_What the task asks_
Examine the records and identify each line that includes the string "standalone". Copy those lines.

_Records for this task_
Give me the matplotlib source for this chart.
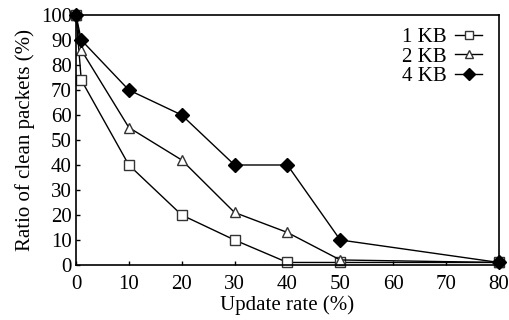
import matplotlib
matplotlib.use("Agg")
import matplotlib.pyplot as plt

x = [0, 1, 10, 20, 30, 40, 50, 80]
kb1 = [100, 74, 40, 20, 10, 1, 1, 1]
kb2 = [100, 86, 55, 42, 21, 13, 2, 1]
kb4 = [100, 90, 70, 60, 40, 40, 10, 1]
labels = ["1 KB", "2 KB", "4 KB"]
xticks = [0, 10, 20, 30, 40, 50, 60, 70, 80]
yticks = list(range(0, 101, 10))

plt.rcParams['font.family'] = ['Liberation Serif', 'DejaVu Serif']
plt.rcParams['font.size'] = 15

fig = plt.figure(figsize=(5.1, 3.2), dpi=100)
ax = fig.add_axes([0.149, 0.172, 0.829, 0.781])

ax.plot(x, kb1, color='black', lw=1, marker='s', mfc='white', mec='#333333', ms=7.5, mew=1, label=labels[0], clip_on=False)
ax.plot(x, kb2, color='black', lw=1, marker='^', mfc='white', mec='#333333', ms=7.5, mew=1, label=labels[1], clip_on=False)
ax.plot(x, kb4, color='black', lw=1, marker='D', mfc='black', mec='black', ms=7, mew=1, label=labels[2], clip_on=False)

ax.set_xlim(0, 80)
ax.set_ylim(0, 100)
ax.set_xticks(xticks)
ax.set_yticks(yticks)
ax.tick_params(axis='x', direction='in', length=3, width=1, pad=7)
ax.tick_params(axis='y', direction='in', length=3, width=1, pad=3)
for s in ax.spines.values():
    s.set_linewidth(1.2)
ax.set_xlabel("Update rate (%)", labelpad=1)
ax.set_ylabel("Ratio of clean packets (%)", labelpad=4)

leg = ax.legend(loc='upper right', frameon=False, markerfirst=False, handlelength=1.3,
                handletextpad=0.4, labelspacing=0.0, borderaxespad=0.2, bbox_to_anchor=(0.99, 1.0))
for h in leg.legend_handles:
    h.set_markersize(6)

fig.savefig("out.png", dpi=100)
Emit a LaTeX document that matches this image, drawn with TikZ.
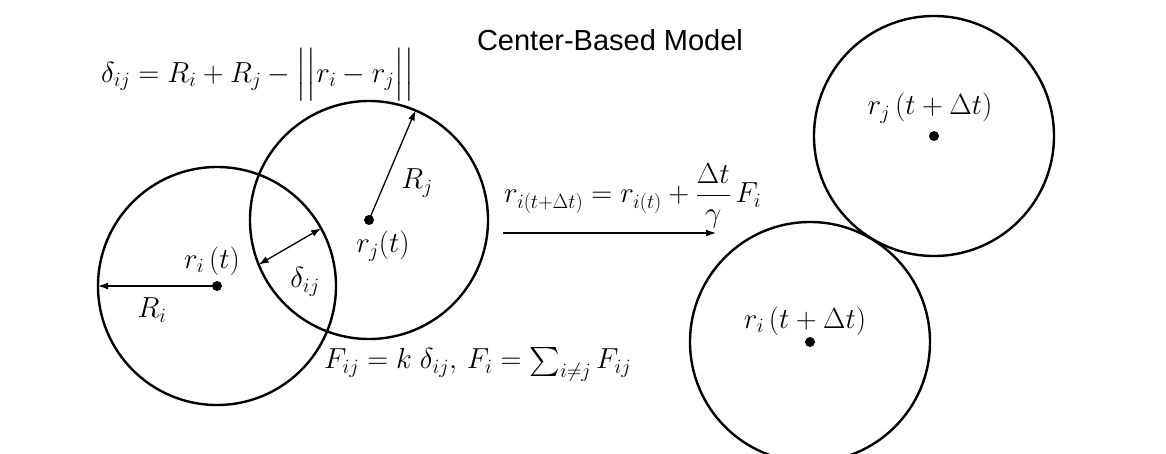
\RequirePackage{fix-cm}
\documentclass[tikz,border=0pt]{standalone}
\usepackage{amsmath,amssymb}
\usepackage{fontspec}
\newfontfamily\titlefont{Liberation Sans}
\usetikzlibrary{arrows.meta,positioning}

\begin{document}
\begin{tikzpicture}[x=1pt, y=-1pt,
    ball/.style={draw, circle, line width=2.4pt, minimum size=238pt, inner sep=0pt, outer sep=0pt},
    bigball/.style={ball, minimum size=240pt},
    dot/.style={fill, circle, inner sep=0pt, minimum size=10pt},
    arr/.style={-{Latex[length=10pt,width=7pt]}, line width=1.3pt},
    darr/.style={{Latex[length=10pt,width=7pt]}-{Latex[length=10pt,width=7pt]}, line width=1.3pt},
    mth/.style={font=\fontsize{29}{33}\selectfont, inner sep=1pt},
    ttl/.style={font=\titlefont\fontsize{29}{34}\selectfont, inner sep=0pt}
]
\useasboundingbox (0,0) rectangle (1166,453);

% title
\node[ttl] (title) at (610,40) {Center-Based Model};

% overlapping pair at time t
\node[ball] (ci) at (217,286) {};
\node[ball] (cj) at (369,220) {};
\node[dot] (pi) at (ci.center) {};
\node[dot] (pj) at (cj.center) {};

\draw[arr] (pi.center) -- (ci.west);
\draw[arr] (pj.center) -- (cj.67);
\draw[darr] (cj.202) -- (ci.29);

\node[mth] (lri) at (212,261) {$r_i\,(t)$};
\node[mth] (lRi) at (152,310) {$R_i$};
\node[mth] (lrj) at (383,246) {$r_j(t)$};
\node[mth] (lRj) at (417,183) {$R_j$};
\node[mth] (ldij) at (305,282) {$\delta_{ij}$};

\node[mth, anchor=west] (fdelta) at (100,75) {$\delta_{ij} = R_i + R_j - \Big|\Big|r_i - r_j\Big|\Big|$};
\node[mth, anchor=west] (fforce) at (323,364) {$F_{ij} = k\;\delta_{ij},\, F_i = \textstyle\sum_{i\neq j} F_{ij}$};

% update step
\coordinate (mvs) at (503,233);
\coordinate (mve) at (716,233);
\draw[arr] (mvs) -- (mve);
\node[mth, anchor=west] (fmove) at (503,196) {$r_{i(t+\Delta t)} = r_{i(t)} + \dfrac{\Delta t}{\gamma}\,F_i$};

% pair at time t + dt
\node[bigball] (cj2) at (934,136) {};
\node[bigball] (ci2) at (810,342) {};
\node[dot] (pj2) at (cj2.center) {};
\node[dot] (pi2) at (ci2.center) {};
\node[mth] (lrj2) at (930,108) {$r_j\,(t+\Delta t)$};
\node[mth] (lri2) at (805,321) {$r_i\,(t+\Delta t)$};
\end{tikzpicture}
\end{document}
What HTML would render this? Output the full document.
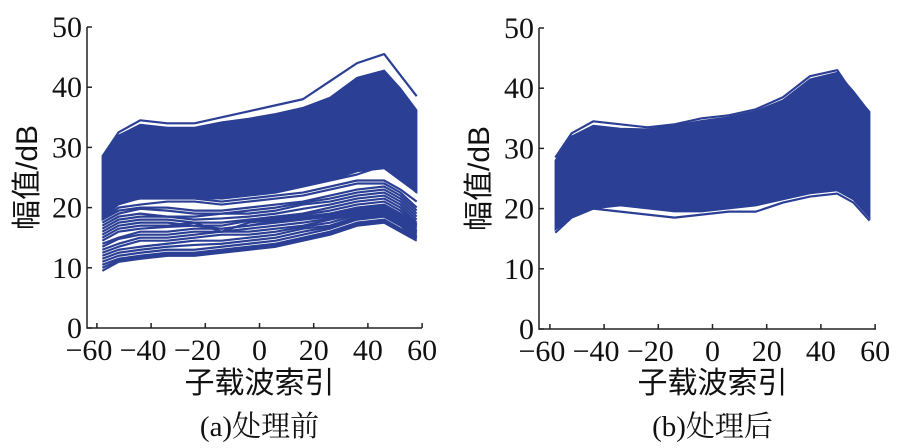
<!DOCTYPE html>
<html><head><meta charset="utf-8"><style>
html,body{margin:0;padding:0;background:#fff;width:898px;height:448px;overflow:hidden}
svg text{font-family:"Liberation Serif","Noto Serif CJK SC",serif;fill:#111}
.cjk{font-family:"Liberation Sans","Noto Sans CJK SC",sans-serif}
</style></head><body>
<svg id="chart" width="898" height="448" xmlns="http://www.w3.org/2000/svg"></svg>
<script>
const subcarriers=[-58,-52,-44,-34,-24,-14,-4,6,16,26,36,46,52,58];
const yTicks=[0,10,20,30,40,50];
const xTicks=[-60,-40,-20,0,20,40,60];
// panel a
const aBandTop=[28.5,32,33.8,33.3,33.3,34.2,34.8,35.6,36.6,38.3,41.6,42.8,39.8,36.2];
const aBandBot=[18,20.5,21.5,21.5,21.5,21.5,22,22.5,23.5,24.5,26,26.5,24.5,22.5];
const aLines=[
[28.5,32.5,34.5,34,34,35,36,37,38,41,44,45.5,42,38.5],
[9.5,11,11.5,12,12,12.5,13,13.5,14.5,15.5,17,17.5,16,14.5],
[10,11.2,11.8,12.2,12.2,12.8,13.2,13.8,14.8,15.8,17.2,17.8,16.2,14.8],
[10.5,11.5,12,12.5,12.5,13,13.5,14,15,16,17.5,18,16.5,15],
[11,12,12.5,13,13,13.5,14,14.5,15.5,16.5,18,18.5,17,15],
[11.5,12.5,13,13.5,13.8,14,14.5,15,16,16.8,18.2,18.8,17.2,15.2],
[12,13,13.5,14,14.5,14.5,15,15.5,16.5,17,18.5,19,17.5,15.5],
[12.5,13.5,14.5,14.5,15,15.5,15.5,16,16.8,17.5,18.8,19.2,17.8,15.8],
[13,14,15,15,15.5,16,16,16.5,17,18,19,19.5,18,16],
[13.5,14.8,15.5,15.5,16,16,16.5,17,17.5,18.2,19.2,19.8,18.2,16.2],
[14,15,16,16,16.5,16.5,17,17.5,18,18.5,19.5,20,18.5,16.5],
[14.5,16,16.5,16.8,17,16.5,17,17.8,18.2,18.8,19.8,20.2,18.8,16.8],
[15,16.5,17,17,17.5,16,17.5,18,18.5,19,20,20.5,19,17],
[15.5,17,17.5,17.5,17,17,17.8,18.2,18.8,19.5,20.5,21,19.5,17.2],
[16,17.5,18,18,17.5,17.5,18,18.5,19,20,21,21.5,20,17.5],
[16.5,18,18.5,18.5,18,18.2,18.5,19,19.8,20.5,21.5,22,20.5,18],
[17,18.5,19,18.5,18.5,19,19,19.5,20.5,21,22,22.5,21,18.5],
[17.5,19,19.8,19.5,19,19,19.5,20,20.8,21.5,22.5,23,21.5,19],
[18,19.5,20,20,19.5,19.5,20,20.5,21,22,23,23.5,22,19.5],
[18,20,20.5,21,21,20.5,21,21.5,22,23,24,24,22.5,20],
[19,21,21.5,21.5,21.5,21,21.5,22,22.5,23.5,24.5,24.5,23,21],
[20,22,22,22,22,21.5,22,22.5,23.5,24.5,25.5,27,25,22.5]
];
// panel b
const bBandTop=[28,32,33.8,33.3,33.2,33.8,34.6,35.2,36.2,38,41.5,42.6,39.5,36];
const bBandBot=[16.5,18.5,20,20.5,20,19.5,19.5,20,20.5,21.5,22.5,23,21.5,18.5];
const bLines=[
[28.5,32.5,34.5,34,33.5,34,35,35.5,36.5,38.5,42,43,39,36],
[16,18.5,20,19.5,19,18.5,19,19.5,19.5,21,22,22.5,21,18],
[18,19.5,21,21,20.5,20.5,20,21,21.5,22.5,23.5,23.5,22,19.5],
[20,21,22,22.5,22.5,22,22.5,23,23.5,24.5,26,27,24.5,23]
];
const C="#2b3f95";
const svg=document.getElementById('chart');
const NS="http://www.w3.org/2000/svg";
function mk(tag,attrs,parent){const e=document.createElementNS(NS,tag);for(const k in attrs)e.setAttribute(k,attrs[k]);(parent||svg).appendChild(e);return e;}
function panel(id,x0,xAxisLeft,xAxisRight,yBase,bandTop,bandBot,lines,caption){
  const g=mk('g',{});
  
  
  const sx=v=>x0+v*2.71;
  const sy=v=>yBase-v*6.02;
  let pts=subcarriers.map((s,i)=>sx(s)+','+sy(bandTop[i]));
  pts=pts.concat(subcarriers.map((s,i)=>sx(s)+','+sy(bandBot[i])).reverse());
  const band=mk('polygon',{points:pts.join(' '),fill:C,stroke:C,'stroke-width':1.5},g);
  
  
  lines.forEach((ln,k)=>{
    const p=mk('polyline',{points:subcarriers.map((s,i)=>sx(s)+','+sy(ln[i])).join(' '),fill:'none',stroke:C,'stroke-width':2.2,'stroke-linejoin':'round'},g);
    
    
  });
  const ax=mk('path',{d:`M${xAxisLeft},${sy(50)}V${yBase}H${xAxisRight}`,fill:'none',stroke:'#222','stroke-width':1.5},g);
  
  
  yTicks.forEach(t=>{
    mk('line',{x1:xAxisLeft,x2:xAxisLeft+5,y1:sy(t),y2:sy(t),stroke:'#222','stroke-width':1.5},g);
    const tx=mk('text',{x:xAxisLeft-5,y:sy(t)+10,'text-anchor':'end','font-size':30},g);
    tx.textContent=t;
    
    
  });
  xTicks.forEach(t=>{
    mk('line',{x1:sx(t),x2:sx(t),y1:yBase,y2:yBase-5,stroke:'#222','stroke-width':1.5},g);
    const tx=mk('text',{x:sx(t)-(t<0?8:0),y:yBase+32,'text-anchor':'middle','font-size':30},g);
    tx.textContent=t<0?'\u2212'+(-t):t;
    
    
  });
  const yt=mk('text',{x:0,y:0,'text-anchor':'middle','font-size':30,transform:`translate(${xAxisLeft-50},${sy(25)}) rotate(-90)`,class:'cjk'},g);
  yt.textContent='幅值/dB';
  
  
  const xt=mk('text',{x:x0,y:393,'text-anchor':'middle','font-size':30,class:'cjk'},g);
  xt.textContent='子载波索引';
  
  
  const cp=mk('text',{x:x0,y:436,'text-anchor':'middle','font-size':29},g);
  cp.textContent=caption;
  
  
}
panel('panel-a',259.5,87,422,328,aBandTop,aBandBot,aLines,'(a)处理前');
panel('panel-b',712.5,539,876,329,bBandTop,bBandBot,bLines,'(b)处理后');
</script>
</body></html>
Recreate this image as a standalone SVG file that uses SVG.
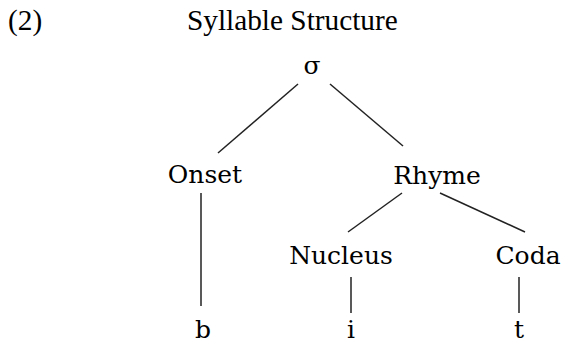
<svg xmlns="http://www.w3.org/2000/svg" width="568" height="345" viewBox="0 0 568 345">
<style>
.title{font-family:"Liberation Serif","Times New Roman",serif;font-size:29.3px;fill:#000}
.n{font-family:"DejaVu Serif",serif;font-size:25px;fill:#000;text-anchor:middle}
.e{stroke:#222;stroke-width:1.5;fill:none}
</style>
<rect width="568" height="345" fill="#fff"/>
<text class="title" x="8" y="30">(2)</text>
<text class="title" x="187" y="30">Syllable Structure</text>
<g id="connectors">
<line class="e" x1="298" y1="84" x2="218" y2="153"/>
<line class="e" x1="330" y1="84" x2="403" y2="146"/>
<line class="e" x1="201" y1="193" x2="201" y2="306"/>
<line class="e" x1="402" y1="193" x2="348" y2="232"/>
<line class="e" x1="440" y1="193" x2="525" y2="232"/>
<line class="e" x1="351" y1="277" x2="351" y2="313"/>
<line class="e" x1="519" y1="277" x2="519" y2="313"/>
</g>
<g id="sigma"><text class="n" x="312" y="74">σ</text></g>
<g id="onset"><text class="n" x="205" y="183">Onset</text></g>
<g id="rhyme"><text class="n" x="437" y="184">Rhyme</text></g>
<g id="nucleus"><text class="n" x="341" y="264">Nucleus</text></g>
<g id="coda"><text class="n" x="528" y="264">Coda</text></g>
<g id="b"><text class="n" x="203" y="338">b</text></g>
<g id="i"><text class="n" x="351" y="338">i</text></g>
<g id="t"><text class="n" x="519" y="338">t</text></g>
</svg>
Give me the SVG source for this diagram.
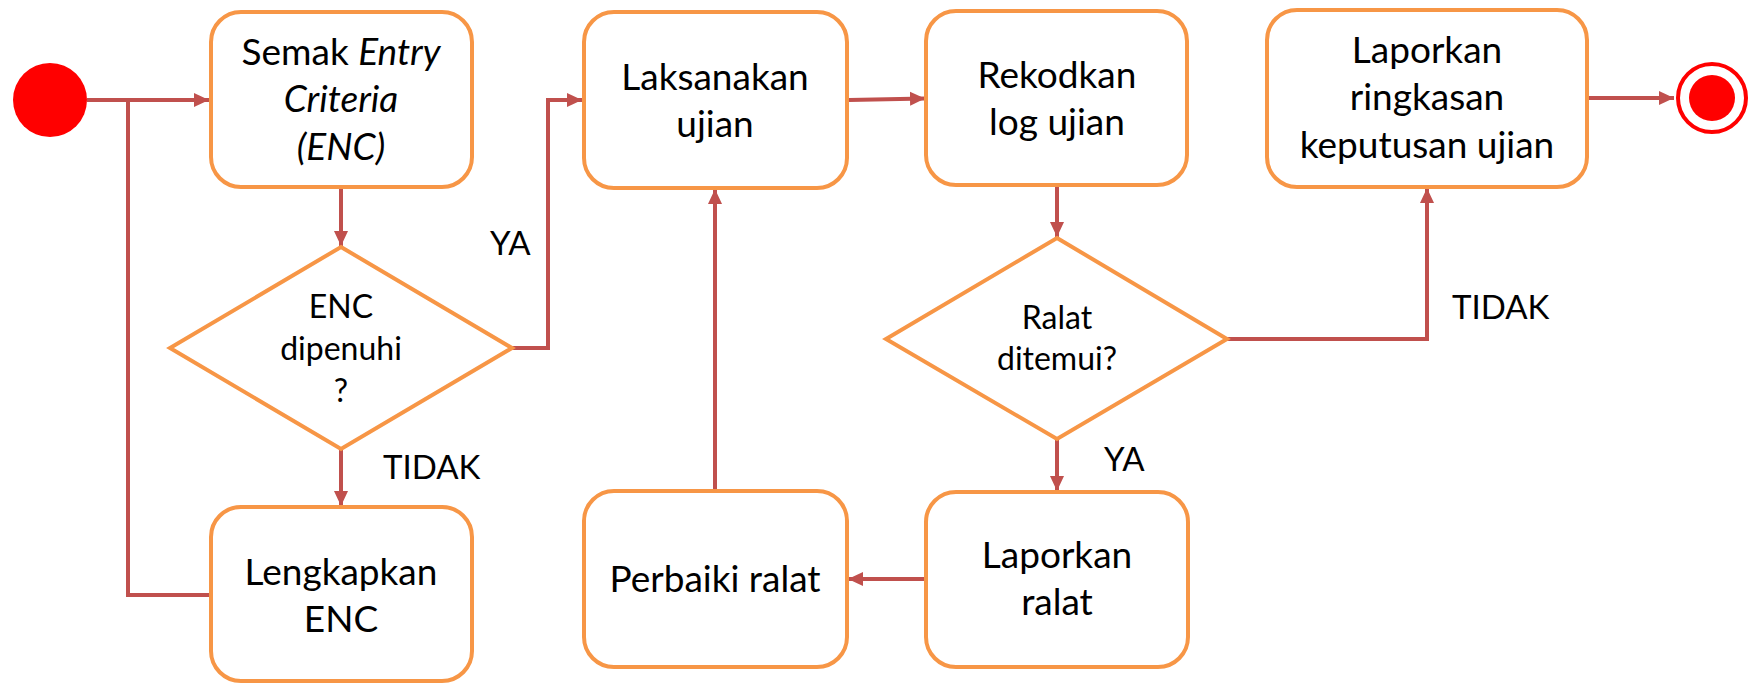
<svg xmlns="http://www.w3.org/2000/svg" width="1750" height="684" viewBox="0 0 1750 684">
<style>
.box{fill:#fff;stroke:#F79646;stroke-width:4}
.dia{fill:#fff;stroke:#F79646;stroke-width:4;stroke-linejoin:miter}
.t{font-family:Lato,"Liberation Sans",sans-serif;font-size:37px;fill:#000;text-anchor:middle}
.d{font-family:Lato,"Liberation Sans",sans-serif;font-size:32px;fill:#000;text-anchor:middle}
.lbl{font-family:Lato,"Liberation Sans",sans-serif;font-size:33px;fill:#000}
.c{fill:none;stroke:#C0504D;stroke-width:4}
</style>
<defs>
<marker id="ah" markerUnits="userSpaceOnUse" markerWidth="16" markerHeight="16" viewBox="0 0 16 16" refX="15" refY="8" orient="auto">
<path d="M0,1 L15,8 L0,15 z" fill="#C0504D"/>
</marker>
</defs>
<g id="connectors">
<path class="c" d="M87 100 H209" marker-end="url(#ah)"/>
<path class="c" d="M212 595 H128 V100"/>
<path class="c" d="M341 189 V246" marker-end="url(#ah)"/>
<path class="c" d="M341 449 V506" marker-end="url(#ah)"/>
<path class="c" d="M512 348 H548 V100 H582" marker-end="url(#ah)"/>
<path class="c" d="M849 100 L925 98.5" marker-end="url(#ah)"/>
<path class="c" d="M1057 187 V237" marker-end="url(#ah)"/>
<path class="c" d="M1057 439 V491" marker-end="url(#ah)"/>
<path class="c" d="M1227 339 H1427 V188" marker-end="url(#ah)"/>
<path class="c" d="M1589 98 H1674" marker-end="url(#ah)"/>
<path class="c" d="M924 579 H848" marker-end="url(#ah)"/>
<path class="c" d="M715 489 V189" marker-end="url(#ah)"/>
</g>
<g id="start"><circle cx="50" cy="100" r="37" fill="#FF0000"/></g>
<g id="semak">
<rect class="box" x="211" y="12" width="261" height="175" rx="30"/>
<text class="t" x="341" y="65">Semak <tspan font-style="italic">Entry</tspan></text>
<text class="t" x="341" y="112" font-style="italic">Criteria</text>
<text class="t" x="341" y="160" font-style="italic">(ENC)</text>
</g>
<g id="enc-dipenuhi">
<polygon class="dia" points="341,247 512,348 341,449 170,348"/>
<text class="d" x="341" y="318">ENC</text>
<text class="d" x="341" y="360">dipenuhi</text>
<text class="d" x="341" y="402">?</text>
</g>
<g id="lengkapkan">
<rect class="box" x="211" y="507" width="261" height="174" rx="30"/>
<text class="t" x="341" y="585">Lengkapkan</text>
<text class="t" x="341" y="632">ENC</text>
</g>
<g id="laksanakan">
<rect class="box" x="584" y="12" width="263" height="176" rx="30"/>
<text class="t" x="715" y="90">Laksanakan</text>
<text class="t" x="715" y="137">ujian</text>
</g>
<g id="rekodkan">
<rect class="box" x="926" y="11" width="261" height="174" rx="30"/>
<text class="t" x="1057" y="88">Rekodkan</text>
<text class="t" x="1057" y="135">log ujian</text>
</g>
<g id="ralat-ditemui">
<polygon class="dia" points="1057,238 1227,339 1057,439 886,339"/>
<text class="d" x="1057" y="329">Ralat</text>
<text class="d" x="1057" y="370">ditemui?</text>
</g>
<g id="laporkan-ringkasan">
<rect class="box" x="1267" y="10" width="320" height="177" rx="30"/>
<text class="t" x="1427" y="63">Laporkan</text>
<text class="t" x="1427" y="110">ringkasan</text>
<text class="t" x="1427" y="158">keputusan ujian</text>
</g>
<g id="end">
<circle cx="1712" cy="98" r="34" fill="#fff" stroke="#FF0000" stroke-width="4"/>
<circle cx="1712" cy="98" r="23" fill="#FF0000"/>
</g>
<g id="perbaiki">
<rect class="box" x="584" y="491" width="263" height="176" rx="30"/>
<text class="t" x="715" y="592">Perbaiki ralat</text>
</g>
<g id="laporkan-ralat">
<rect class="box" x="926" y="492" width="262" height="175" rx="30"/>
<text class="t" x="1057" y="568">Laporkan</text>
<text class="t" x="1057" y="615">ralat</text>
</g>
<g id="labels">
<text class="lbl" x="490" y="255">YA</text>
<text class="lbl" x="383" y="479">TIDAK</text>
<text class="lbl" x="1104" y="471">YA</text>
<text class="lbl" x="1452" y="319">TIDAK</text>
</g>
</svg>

_Result for this exercise_
\documentclass[tikz,border=0pt]{standalone}
Recreate this image as a standalone SVG file that uses SVG.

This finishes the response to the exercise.